------ Task inputs
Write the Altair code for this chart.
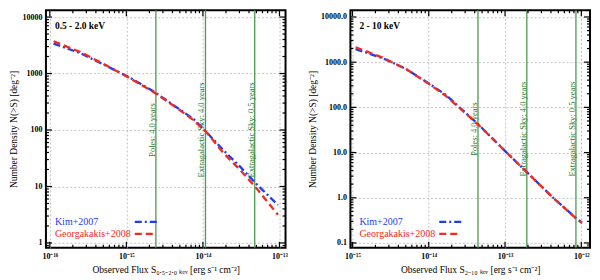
import altair as alt
import pandas as pd

FONT = "Liberation Serif"
W, H = 240, 238
BLUE = "#1f3cf5"
RED = "#f02a1e"
GREEN_LINE = "#4f9a4f"
GREEN_TEXT = "#1f7a1f"

series = ["Kim+2007", "Georgakakis+2008"]
series_colors = [BLUE, RED]
series_dashes = [[7, 3, 2, 3], [7, 4]]

# ---- 0.5 - 2.0 keV panel ----
soft_flux = [1.12e-16, 2.51e-16, 5.37e-16, 1.07e-15, 2.34e-15, 4.68e-15,
             7.59e-15, 1.10e-14, 1.86e-14, 3.02e-14, 4.79e-14, 9.55e-14]
soft_kim = [3390, 2290, 1380, 870, 468, 245, 155, 93, 43.6, 22.9, 11.7, 4.7]
soft_geo = [3720, 2400, 1410, 850, 457, 240, 148, 93, 39, 20, 10.0, 3.16]
soft_limits = [2.43e-15, 1.08e-14, 4.75e-14]
soft_x_ticks = [1e-16, 1e-15, 1e-14, 1e-13]
soft_x_labels = ["10⁻¹⁶", "10⁻¹⁵", "10⁻¹⁴", "10⁻¹³"]
soft_y_ticks = [1, 10, 100, 1000, 10000]
soft_y_labels = ["1", "10", "100", "1000", "10000"]
soft_xdom = [8.9e-17, 1.2e-13]
soft_ydom = [0.82, 13200]

# ---- 2 - 10 keV panel ----
hard_flux = [1.10e-15, 2.57e-15, 5.01e-15, 1.0e-14, 1.66e-14, 4.42e-14,
             7.24e-14, 1.02e-13, 1.95e-13, 4.27e-13, 8.51e-13, 1.02e-12]
hard_kim = [1950, 1200, 708, 339, 191, 42.7, 18.6, 10.5, 3.63, 1.0, 0.355, 0.28]
hard_geo = [2140, 1230, 708, 331, 182, 42.0, 18.6, 10.5, 3.6, 1.0, 0.35, 0.28]
hard_limits = [4.42e-14, 1.93e-13, 8.5e-13]
hard_x_ticks = [1e-15, 1e-14, 1e-13, 1e-12]
hard_x_labels = ["10⁻¹⁵", "10⁻¹⁴", "10⁻¹³", "10⁻¹²"]
hard_y_ticks = [0.1, 1, 10, 100, 1000, 10000]
hard_y_labels = ["0.1", "1.0", "10.0", "100.0", "1000.0", "10000.0"]
hard_xdom = [9.4e-16, 1.3e-12]
hard_ydom = [0.078, 14100]

limit_labels = ["Poles: 4.0 years", "Extragalactic Sky: 4.0 years",
                "Extragalactic Sky: 0.5 years"]

y_title = "Number Density  N(>S) [deg⁻²]"
soft_x_title = "Observed Flux  S₀.₅₋₂.₀ ₖₑᵥ [erg s⁻¹ cm⁻²]"
hard_x_title = "Observed Flux  S₂₋₁₀ ₖₑᵥ [erg s⁻¹ cm⁻²]"


def label_expr(values, labels):
    expr = "'" + labels[-1] + "'"
    for v, lab in reversed(list(zip(values[:-1], labels[:-1]))):
        expr = f"datum.value < {v * 3.16:.3e} ? '{lab}' : " + expr
    return expr


def minors(dom):
    out = []
    e = -20
    while e < 6:
        for m in range(2, 10):
            v = m * 10.0 ** e
            if dom[0] < v < dom[1]:
                out.append(v)
        e += 1
    return out


def axis(values, labels, title, orient):
    return alt.Axis(values=values, labelExpr=label_expr(values, labels), title=title,
                    grid=True, gridColor="#b4b4b4", gridDash=[2, 2], gridWidth=0.8,
                    ticks=False, domain=False, labelFont=FONT, labelFontSize=8,
                    labelFontWeight="bold", labelColor="black", labelFlush=False,
                    labelOverlap=False, labelPadding=(5 if orient == "x" else 4),
                    titleFont=FONT, titleFontSize=9.5, titleFontWeight="normal",
                    titleColor="black", titlePadding=(4 if orient == "x" else 3))


def panel(flux, kim, geo, xdom, ydom, xt, xl, yt, yl, xtitle, limits, band, label_y):
    xs = alt.Scale(type="log", domain=xdom, nice=False)
    ys = alt.Scale(type="log", domain=ydom, nice=False)
    df = pd.DataFrame({"S": flux + flux, "N": kim + geo,
                       "series": [series[0]] * len(flux) + [series[1]] * len(flux)})
    lines = alt.Chart(df).mark_line(strokeWidth=2.3, clip=True).encode(
        x=alt.X("S:Q", scale=xs, axis=axis(xt, xl, xtitle, "x")),
        y=alt.Y("N:Q", scale=ys, axis=axis(yt, yl, y_title, "y")),
        color=alt.Color("series:N", scale=alt.Scale(domain=series, range=series_colors), legend=None),
        strokeDash=alt.StrokeDash("series:N", scale=alt.Scale(domain=series, range=series_dashes), legend=None),
    )
    dl = pd.DataFrame({"S": limits, "label": limit_labels, "N": [label_y] * len(limits)})
    rules = alt.Chart(dl).mark_rule(color=GREEN_LINE, strokeWidth=1.3).encode(
        x=alt.X("S:Q", scale=xs))
    rtext = alt.Chart(dl).mark_text(angle=270, align="center", baseline="alphabetic", dy=-1,
                                    font=FONT, fontSize=8.5, color=GREEN_TEXT).encode(
        x=alt.X("S:Q", scale=xs), y=alt.Y("N:Q", scale=ys), text="label:N")

    layers = [rules, rtext, lines]
    # inside ticks on all four sides
    for vals, ln in ((xt, 6), (minors(xdom), 3)):
        d = pd.DataFrame({"S": [v for v in vals if xdom[0] < v < xdom[1]]})
        c = alt.Chart(d).mark_rule(color="black", strokeWidth=1.2)
        layers.append(c.encode(x=alt.X("S:Q", scale=xs), y=alt.value(0), y2=alt.value(ln)))
        layers.append(c.encode(x=alt.X("S:Q", scale=xs), y=alt.value(H), y2=alt.value(H - ln)))
    for vals, ln in ((yt, 6), (minors(ydom), 3)):
        d = pd.DataFrame({"N": [v for v in vals if ydom[0] < v < ydom[1]]})
        c = alt.Chart(d).mark_rule(color="black", strokeWidth=1.2)
        layers.append(c.encode(y=alt.Y("N:Q", scale=ys), x=alt.value(0), x2=alt.value(ln)))
        layers.append(c.encode(y=alt.Y("N:Q", scale=ys), x=alt.value(W), x2=alt.value(W - ln)))

    # band label
    layers.append(alt.Chart(pd.DataFrame({"t": [band]})).mark_text(
        align="left", baseline="middle", font=FONT, fontSize=9.5, fontWeight="bold",
        color="black").encode(x=alt.value(9), y=alt.value(16), text="t:N"))
    # legend
    for i, (name, col, dash) in enumerate(zip(series, series_colors, series_dashes)):
        yy = 212 + 12 * i
        layers.append(alt.Chart(pd.DataFrame({"t": [name]})).mark_text(
            align="left", baseline="middle", font=FONT, fontSize=10, color=col).encode(
            x=alt.value(9), y=alt.value(yy), text="t:N"))
        layers.append(alt.Chart(pd.DataFrame({"t": [name]})).mark_rule(
            color=col, strokeWidth=2.3, strokeDash=dash).encode(
            x=alt.value(89), x2=alt.value(111), y=alt.value(yy)))
    return alt.layer(*layers).properties(width=W, height=H)


left = panel(soft_flux, soft_kim, soft_geo, soft_xdom, soft_ydom, soft_x_ticks, soft_x_labels,
             soft_y_ticks, soft_y_labels, soft_x_title, soft_limits, "0.5 - 2.0 keV", 100)
right = panel(hard_flux, hard_kim, hard_geo, hard_xdom, hard_ydom, hard_x_ticks, hard_x_labels,
              hard_y_ticks, hard_y_labels, hard_x_title, hard_limits, "2 - 10 keV", 33)

chart = alt.hconcat(left, right, spacing=18).properties(padding=0).configure_view(
    stroke="black", strokeWidth=2)

chart.save("out.html", embed_options={"renderer": "svg", "actions": False})
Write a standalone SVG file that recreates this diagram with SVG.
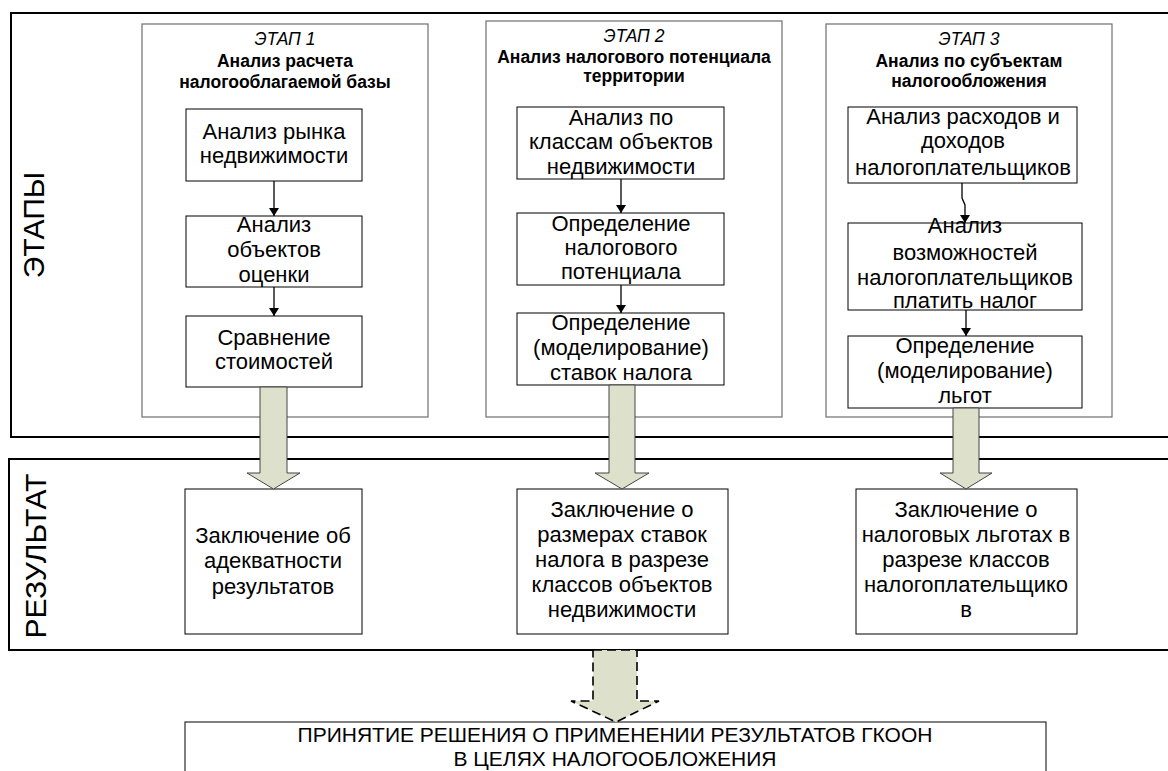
------------
→ Request: Repeat word for word the lines above, from the first entry through the line containing "hard_ydom = [0.078, 14100]", with both ends kept and the pictures dropped.

→ Response to this exercise:
Write the Altair code for this chart.
import altair as alt
import pandas as pd

FONT = "Liberation Serif"
W, H = 240, 238
BLUE = "#1f3cf5"
RED = "#f02a1e"
GREEN_LINE = "#4f9a4f"
GREEN_TEXT = "#1f7a1f"

series = ["Kim+2007", "Georgakakis+2008"]
series_colors = [BLUE, RED]
series_dashes = [[7, 3, 2, 3], [7, 4]]

# ---- 0.5 - 2.0 keV panel ----
soft_flux = [1.12e-16, 2.51e-16, 5.37e-16, 1.07e-15, 2.34e-15, 4.68e-15,
             7.59e-15, 1.10e-14, 1.86e-14, 3.02e-14, 4.79e-14, 9.55e-14]
soft_kim = [3390, 2290, 1380, 870, 468, 245, 155, 93, 43.6, 22.9, 11.7, 4.7]
soft_geo = [3720, 2400, 1410, 850, 457, 240, 148, 93, 39, 20, 10.0, 3.16]
soft_limits = [2.43e-15, 1.08e-14, 4.75e-14]
soft_x_ticks = [1e-16, 1e-15, 1e-14, 1e-13]
soft_x_labels = ["10⁻¹⁶", "10⁻¹⁵", "10⁻¹⁴", "10⁻¹³"]
soft_y_ticks = [1, 10, 100, 1000, 10000]
soft_y_labels = ["1", "10", "100", "1000", "10000"]
soft_xdom = [8.9e-17, 1.2e-13]
soft_ydom = [0.82, 13200]

# ---- 2 - 10 keV panel ----
hard_flux = [1.10e-15, 2.57e-15, 5.01e-15, 1.0e-14, 1.66e-14, 4.42e-14,
             7.24e-14, 1.02e-13, 1.95e-13, 4.27e-13, 8.51e-13, 1.02e-12]
hard_kim = [1950, 1200, 708, 339, 191, 42.7, 18.6, 10.5, 3.63, 1.0, 0.355, 0.28]
hard_geo = [2140, 1230, 708, 331, 182, 42.0, 18.6, 10.5, 3.6, 1.0, 0.35, 0.28]
hard_limits = [4.42e-14, 1.93e-13, 8.5e-13]
hard_x_ticks = [1e-15, 1e-14, 1e-13, 1e-12]
hard_x_labels = ["10⁻¹⁵", "10⁻¹⁴", "10⁻¹³", "10⁻¹²"]
hard_y_ticks = [0.1, 1, 10, 100, 1000, 10000]
hard_y_labels = ["0.1", "1.0", "10.0", "100.0", "1000.0", "10000.0"]
hard_xdom = [9.4e-16, 1.3e-12]
hard_ydom = [0.078, 14100]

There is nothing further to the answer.